- Data provided -
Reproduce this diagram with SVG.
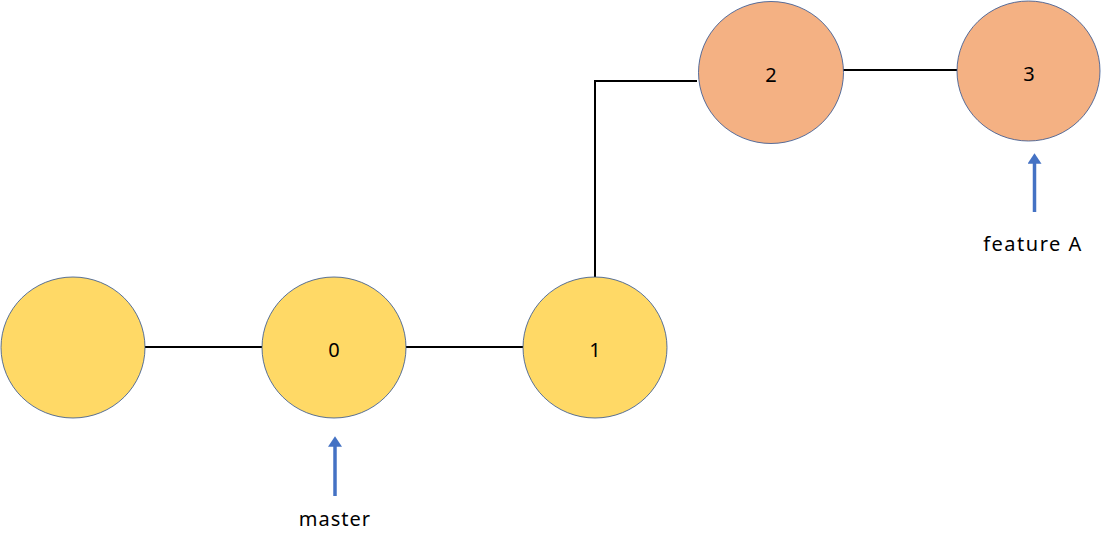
<svg xmlns="http://www.w3.org/2000/svg" width="1110" height="546" viewBox="0 0 1110 546">
  <style>
    .commit { stroke: #2F528F; stroke-width: 0.8; }
    .main { fill: #FFD966; }
    .feat { fill: #F4B183; }
    .lbl { font-family: "Noto Sans", "Liberation Sans", sans-serif; font-size: 20px; fill: #000; text-anchor: middle; }
    .edge { stroke: #000; stroke-width: 2; fill: none; }
    .ptr { stroke: #4472C4; stroke-width: 3.5; fill: none; }
  </style>
  <defs>
    <marker id="head" markerWidth="4" markerHeight="4" refX="0.5" refY="2" orient="auto" markerUnits="strokeWidth">
      <path d="M0,0 L3,2 L0,4 Z" fill="#4472C4"/>
    </marker>
  </defs>

  <g id="connectors">
    <line class="edge" x1="145" y1="347" x2="262" y2="347"/>
    <line class="edge" x1="406" y1="347" x2="523" y2="347"/>
    <polyline class="edge" points="595,277 595,81 697,81"/>
    <line class="edge" x1="843" y1="70" x2="957" y2="70"/>
  </g>

  <g id="node-root">
    <ellipse class="commit main" cx="73" cy="347.5" rx="72" ry="70.5"/>
  </g>
  <g id="node-0">
    <ellipse class="commit main" cx="334" cy="347.5" rx="72" ry="70.5"/>
    <text class="lbl" x="334" y="357">0</text>
  </g>
  <g id="node-1">
    <ellipse class="commit main" cx="595" cy="347.5" rx="72" ry="70.5"/>
    <text class="lbl" x="595" y="357">1</text>
  </g>
  <g id="node-2">
    <ellipse class="commit feat" cx="771" cy="72.5" rx="72.5" ry="71"/>
    <text class="lbl" x="771" y="82">2</text>
  </g>
  <g id="node-3">
    <ellipse class="commit feat" cx="1028.5" cy="71" rx="71.5" ry="70"/>
    <text class="lbl" x="1029" y="81">3</text>
  </g>

  <g id="pointer-master">
    <line class="ptr" x1="335" y1="496" x2="335" y2="445" marker-end="url(#head)"/>
    <text class="lbl" x="335" y="526" letter-spacing="1">master</text>
  </g>
  <g id="pointer-featureA">
    <line class="ptr" x1="1034.5" y1="212" x2="1034.5" y2="162" marker-end="url(#head)"/>
    <text class="lbl" x="1033" y="251" letter-spacing="1.5">feature A</text>
  </g>
</svg>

- Task requirements -
Quote each line of the listing exactly, but leave the pictures out.

- Solution to this exercise -
Reproduce this diagram with SVG.
<svg xmlns="http://www.w3.org/2000/svg" width="1110" height="546" viewBox="0 0 1110 546">
  <style>
    .commit { stroke: #2F528F; stroke-width: 0.8; }
    .main { fill: #FFD966; }
    .feat { fill: #F4B183; }
    .lbl { font-family: "Noto Sans", "Liberation Sans", sans-serif; font-size: 20px; fill: #000; text-anchor: middle; }
    .edge { stroke: #000; stroke-width: 2; fill: none; }
    .ptr { stroke: #4472C4; stroke-width: 3.5; fill: none; }
  </style>
  <defs>
    <marker id="head" markerWidth="4" markerHeight="4" refX="0.5" refY="2" orient="auto" markerUnits="strokeWidth">
      <path d="M0,0 L3,2 L0,4 Z" fill="#4472C4"/>
    </marker>
  </defs>

  <g id="connectors">
    <line class="edge" x1="145" y1="347" x2="262" y2="347"/>
    <line class="edge" x1="406" y1="347" x2="523" y2="347"/>
    <polyline class="edge" points="595,277 595,81 697,81"/>
    <line class="edge" x1="843" y1="70" x2="957" y2="70"/>
  </g>

  <g id="node-root">
    <ellipse class="commit main" cx="73" cy="347.5" rx="72" ry="70.5"/>
  </g>
  <g id="node-0">
    <ellipse class="commit main" cx="334" cy="347.5" rx="72" ry="70.5"/>
    <text class="lbl" x="334" y="357">0</text>
  </g>
  <g id="node-1">
    <ellipse class="commit main" cx="595" cy="347.5" rx="72" ry="70.5"/>
    <text class="lbl" x="595" y="357">1</text>
  </g>
  <g id="node-2">
    <ellipse class="commit feat" cx="771" cy="72.5" rx="72.5" ry="71"/>
    <text class="lbl" x="771" y="82">2</text>
  </g>
  <g id="node-3">
    <ellipse class="commit feat" cx="1028.5" cy="71" rx="71.5" ry="70"/>
    <text class="lbl" x="1029" y="81">3</text>
  </g>

  <g id="pointer-master">
    <line class="ptr" x1="335" y1="496" x2="335" y2="445" marker-end="url(#head)"/>
    <text class="lbl" x="335" y="526" letter-spacing="1">master</text>
  </g>
  <g id="pointer-featureA">
    <line class="ptr" x1="1034.5" y1="212" x2="1034.5" y2="162" marker-end="url(#head)"/>
    <text class="lbl" x="1033" y="251" letter-spacing="1.5">feature A</text>
  </g>
</svg>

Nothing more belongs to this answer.